"Our setup is slightly different, but the biggest reason is that things have gone back to normal," Arne Slot rationalised after victory over West Ham at the weekend, where Liverpool scored three times from corner situations in the first half of a 5-2 win.
Seven of Liverpool's last nine Premier League goals, in fact, have come from set-pieces and five of those were corners. The uptick has addressed a severe imbalance from the first half of the season where Liverpool briefly held the worst set-play record in Europe's top five leagues.
Slot might not like it, it might hurt his "football heart", as he claimed on Monday, but accepting the Premier League's new reality is really the only logical and sustainable play here. If you can't beat them, join them.

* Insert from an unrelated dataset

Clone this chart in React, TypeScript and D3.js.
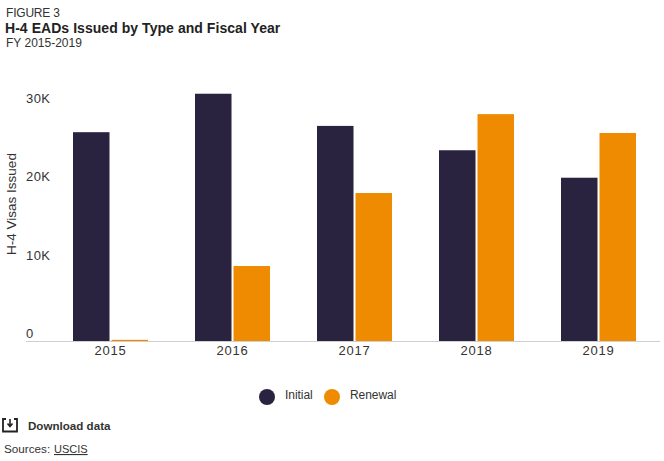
import { useEffect, useRef } from "react";
import * as d3 from "d3";

const years = ["2015", "2016", "2017", "2018", "2019"];
const series = ["Initial", "Renewal"];
const initial = [26600, 31500, 27400, 24300, 20800];
const renewal = [150, 9550, 18850, 28900, 26500];
const yTicks = [0, 10000, 20000, 30000];
const colors = ["#29233f", "#ee8b00"];
const font = "'Liberation Sans', Arial, sans-serif";

export default function App() {
  const ref = useRef<SVGSVGElement | null>(null);

  useEffect(() => {
    if (!ref.current) return;
    const width = 664;
    const height = 461;

    const svg = d3.select(ref.current)
      .attr("width", width)
      .attr("height", height)
      .style("position", "absolute")
      .style("left", 0)
      .style("top", 0)
      .style("font-family", font);

    svg.selectAll("*").remove();

    const x = d3.scaleBand<string>().domain(years).range([49.5, 659.5]);
    const y = d3.scaleLinear().domain([0, 30000]).range([341, 105.5]);
    const barW = 36.5;

    // bars
    const drawBars = (vals: number[], offset: number, color: string) => {
      svg.append("g")
        .selectAll("rect")
        .data(vals)
        .join("rect")
        .attr("x", (_, i) => x(years[i])! + x.bandwidth() / 2 + offset)
        .attr("y", d => y(d))
        .attr("width", barW)
        .attr("height", d => y(0) - y(d))
        .attr("fill", color);
    };
    drawBars(initial, -37.5, colors[0]);
    drawBars(renewal, 1, colors[1]);

    // axes
    svg.append("line")
      .attr("x1", 26).attr("x2", 660)
      .attr("y1", 341.5).attr("y2", 341.5)
      .attr("stroke", "#cfcfcf");

    svg.append("g")
      .selectAll("text")
      .data(years)
      .join("text")
      .attr("x", d => x(d)! + x.bandwidth() / 2)
      .attr("y", 355)
      .attr("text-anchor", "middle")
      .attr("font-size", 13)
      .attr("letter-spacing", 0.8)
      .attr("fill", "#333")
      .text(d => d);

    svg.append("g")
      .selectAll("text")
      .data(yTicks)
      .join("text")
      .attr("x", 26)
      .attr("y", d => y(d) - 3)
      .attr("font-size", 13)
      .attr("letter-spacing", 0.4)
      .attr("fill", "#333")
      .text(d => (d === 0 ? "0" : `${d / 1000}K`));

    svg.append("text")
      .attr("transform", "translate(16,204) rotate(-90)")
      .attr("text-anchor", "middle")
      .attr("font-size", 13.5)
      .attr("fill", "#333")
      .text("H-4 Visas Issued");

    // titles
    svg.append("text").attr("x", 6).attr("y", 17).attr("font-size", 12).attr("letter-spacing", -0.2).attr("fill", "#333").text("FIGURE 3");
    svg.append("text").attr("x", 5).attr("y", 33).attr("font-size", 14).attr("font-weight", 700).attr("letter-spacing", 0.05).attr("fill", "#222").text("H-4 EADs Issued by Type and Fiscal Year");
    svg.append("text").attr("x", 6).attr("y", 47).attr("font-size", 12).attr("fill", "#333").text("FY 2015-2019");

    // legend
    const legendX = [267, 332];
    series.forEach((s, i) => {
      svg.append("circle").attr("cx", legendX[i]).attr("cy", 397).attr("r", 8).attr("fill", colors[i]);
      svg.append("text").attr("x", legendX[i] + 18).attr("y", 399).attr("font-size", 12).attr("letter-spacing", -0.05).attr("fill", "#333").text(s);
    });

    // download icon + footer
    svg.append("path")
      .attr("d", "M6 419 H3 V431.5 H17 V419 H14")
      .attr("fill", "none")
      .attr("stroke", "#222")
      .attr("stroke-width", 1.8);
    svg.append("path")
      .attr("d", "M10 419 V425 M7.5 423.5 L10 426.5 L12.5 423.5")
      .attr("fill", "none")
      .attr("stroke", "#222")
      .attr("stroke-width", 1.6);
    svg.append("text").attr("x", 28).attr("y", 430).attr("font-size", 11.6).attr("font-weight", 700).attr("fill", "#333").text("Download data");
    svg.append("text").attr("x", 4).attr("y", 453).attr("font-size", 11.7).attr("fill", "#333").text("Sources: ");
    svg.append("text").attr("x", 54).attr("y", 453).attr("font-size", 11).attr("fill", "#333").attr("text-decoration", "underline").text("USCIS");
  }, []);

  return <svg ref={ref}></svg>;
}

So, how have Liverpool gone from the league's worst-ranked team to one of the best in a matter of weeks? Acceptance is often the first step to recovery.

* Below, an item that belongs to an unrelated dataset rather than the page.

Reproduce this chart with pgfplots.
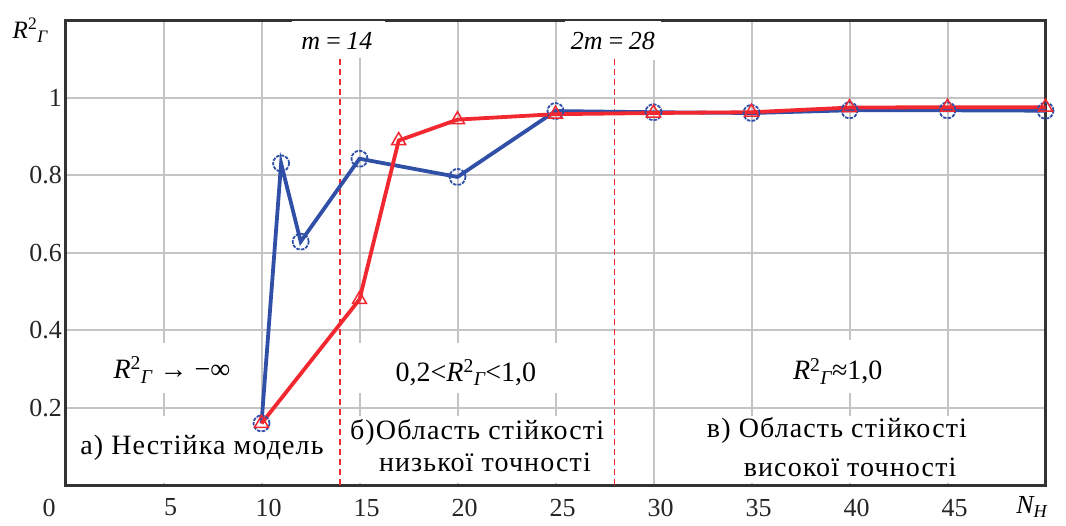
\documentclass[border=0pt]{standalone}
\usepackage{fontspec}
\setmainfont{Liberation Serif}
\newfontfamily\lsp[LetterSpace=4]{Liberation Serif}
\usepackage{pgfplots}
\pgfplotsset{compat=1.18}
\definecolor{bl}{HTML}{3050A8}
\definecolor{rd}{HTML}{F22830}
\definecolor{gr}{HTML}{C4C4C4}
\newcommand{\RG}{{\itshape R}\textsuperscript{2}\textsubscript{\itshape Г}}
\begin{document}
\begin{tikzpicture}
\path[use as bounding box] (0,0) rectangle (1066bp,526bp);
\begin{axis}[
 at={(65.5bp,40.6bp)}, anchor=south west,
 scale only axis, width=980bp, height=465bp,
 xmin=0, xmax=50, ymin=0, ymax=1.2,
 xtick={0,5,...,45},
 xticklabels={\makebox[0pt][r]{0\hspace{17bp}},5,10,15,20,25,30,35,40,45},
 ytick={0.2,0.4,0.6,0.8,1},
 yticklabels={0.2,0.4,0.6,0.8,1},
 grid=major, major grid style={gr, line width=2bp},
 major tick length=0pt,
 axis line style={line width=2.5bp, black!80},
 tick label style={font=\fontsize{26bp}{30bp}\selectfont, text=black!85},
 xticklabel style={yshift=-10bp, xshift=7bp},
 clip=false,
]
% white backgrounds of the text boxes
\fill[white] (axis cs:11.56,1.199) rectangle (axis cs:16.3,1.104);
\fill[white] (axis cs:25.5,1.199) rectangle (axis cs:30.4,1.099);
\fill[white] (axis cs:1.76,0.368) rectangle (axis cs:9.16,0.239);
\fill[white] (axis cs:14.62,0.368) rectangle (axis cs:26.25,0.239);
\fill[white] (axis cs:36.2,0.375) rectangle (axis cs:42.8,0.239);
\fill[white] (axis cs:0.33,0.179) rectangle (axis cs:13.6,0.006);
\fill[white] (axis cs:14.26,0.179) rectangle (axis cs:27.68,0.006);
\fill[white] (axis cs:32.1,0.179) rectangle (axis cs:49.7,0.006);
% texts
\node[anchor=base, font=\fontsize{26bp}{30bp}\selectfont\itshape] at (axis cs:13.85,1.125) {m\,=\,14};
\node[anchor=base, font=\fontsize{26bp}{30bp}\selectfont\itshape] at (axis cs:27.93,1.125) {2m\,=\,28};
\node[anchor=base, font=\fontsize{25bp}{30bp}\selectfont] at (axis cs:-1.8,1.1535) {\RG};
\node[anchor=base, font=\fontsize{26bp}{30bp}\selectfont] at (axis cs:49.3,-0.072) {\itshape N\textsubscript{H}};
\node[anchor=base, font=\fontsize{28bp}{30bp}\selectfont] at (axis cs:5.43,0.275) {\RG\ → −∞};
\node[anchor=base, font=\fontsize{28bp}{30bp}\selectfont] at (axis cs:20.43,0.268) {0,2<\RG<1,0};
\node[anchor=base, font=\fontsize{28bp}{30bp}\selectfont] at (axis cs:39.4,0.272) {\RG≈1,0};
\node[anchor=base, font=\fontsize{28bp}{30bp}\lsp] at (axis cs:6.96,0.081) {а) Нестійка модель};
\node[anchor=base, font=\fontsize{28bp}{30bp}\lsp] at (axis cs:21.0,0.1174) {б)Область стійкості};
\node[anchor=base, font=\fontsize{28bp}{30bp}\lsp] at (axis cs:21.4,0.0346) {низької точності};
\node[anchor=base, font=\fontsize{28bp}{30bp}\lsp] at (axis cs:39.36,0.1225) {в) Область стійкості};
\node[anchor=base, font=\fontsize{28bp}{30bp}\lsp] at (axis cs:40.03,0.0217) {високої точності};
% dashed boundaries
\draw[rd, line width=1.5bp, dash pattern=on 6bp off 4bp] (axis cs:14,0) -- (axis cs:14,1.1);
\draw[rd, line width=1.5bp, dash pattern=on 6bp off 4bp] (axis cs:28,0) -- (axis cs:28,1.1);
% data
\addplot[bl, line width=3.8bp, mark=o, mark size=8bp, mark options={line width=1.8bp, dash pattern=on 3.5bp off 1.2bp}] coordinates {
(10,0.16) (11,0.831) (12,0.629) (15,0.843) (20,0.796) (25,0.966) (30,0.963) (35,0.961) (40,0.968) (45,0.968) (50,0.967)};
\addplot[rd, line width=3.8bp, mark=triangle, mark size=8bp, mark options={line width=1.5bp, solid}] coordinates {
(10,0.16) (15,0.48) (17,0.89) (20,0.944) (25,0.958) (30,0.961) (35,0.963) (40,0.975) (45,0.976) (50,0.976)};
\end{axis}
\end{tikzpicture}
\end{document}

Set-piece supremacy was not in Slot's playbook to begin with but slowly he's come around to the idea, so much so that he has taken on the responsibility himself alongside coaching assistants Sipke Hulshoff and Giovanni van Bronckhorst. Set-piece analyst Lewis Mahoney has been given a greater voice, too, with no plans to bring in a new set-piece specialist.
Perhaps coincidentally, but likely not, this new dead-ball efficiency has materialised after the departure of set-piece coach Aaron Briggs at the end of December, with the manager now favouring collective charge of set-play commands. Under Slot's instruction, and in line with most other teams in the league, inswinging corners have become commonplace.
It's clear the six-yard box is now targeted by most teams in order to cause maximum chaos by aerial bombardment. Arsenal are the masters of it. Liverpool are late adopters, but generally this is a league-wide trend.
Offensive teams are placing 3.25 players in the six-yard box on average, up from 2.51 last season - which itself was the first season this metric had gone above two. As a result, defensive teams are now having to put 7.33 players in the six-yard area, up from 6.67 last term.
It particularly restricts space for goalkeepers and reduces the likelihood of them making first contact.
On corners crossed directly, 81 per cent are now inswingers, up from 71 per cent, with previous seasons hovering around 59 per cent. For Liverpool specifically, the inswinger has been of great value to Virgil van Dijk and Hugo Ekitike, and those who mop up the second phase, like Alexis Mac Allister.
Each of the Reds' last three league outings, all wins, have contained a corner goal. Across that run, 28 corners have been taken with 70 per cent of them landing directly in the centre of the six-yard box, i.e. the sweet spot. A comparison between their corner locations before Slot took ownership shows a staggering percentage decrease in deliveries that hit that same optimum zone for a goalscoring action - just 19 per cent.
The three corner goals they scored against West Ham were helped in no small part by their opponents, who were particularly erratic in their defensive duties, but it was telling that all three crosses swung inwards. This ploy has a higher success rate directly, as evidenced by Van Dijk's header, and indirectly, as shown by Ekitike's opener.